El sonido de la salsa en el transistor de la casa de ladrillos verdes atraviesa las ventanas abiertas. Apenas son las 6 de la mañana, la hora del café y de la salida del sol en Caracas en esta época del año. La salsa, en esa y el resto de casas colindantes del barrio, no paró de sonar hasta la madrugada y vuelta a empezar.
Por: Esther Yáñez | Nius
El barrio de San Agustín, donde este género musical suena 24/7, es conocido por ser uno de los barrios salseros y culturales por excelencia de la capital venezolana, ya de por sí salsera y rumbera; antes más, claro, cuando se podía. Lo de salir de fiesta, o de rumba, como dicen los venezolanos, es cosa del pasado en un país donde comer es prioridad para una población con un salario mínimo mensual de apenas 4 dólares y con un 80% de pobreza extrema y un 30% de desnutrición infantil según la última Encuesta Nacional de Condiciones de Vida.

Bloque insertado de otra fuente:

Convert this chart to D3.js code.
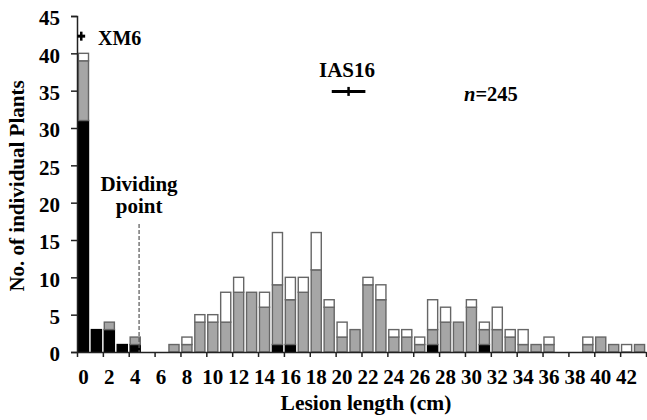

Pero bailar es gratis, poner la radio también y la salsa forma parte de la idiosincrasia de los venezolanos, de su ADN y de su sangre multirracial, sin importar color de piel, origen, clase u orientación política. La salsa unifica y rompe odios en un país polarizado, desigual y en quiebra; y más aún en tiempos de pandemia y cuarentena estricta (Venezuela continúa en cuarentena radical en la mayoría del territorio) con un 60% de la población que vive de la economía informal y de salir a trabajar cada día a la calle.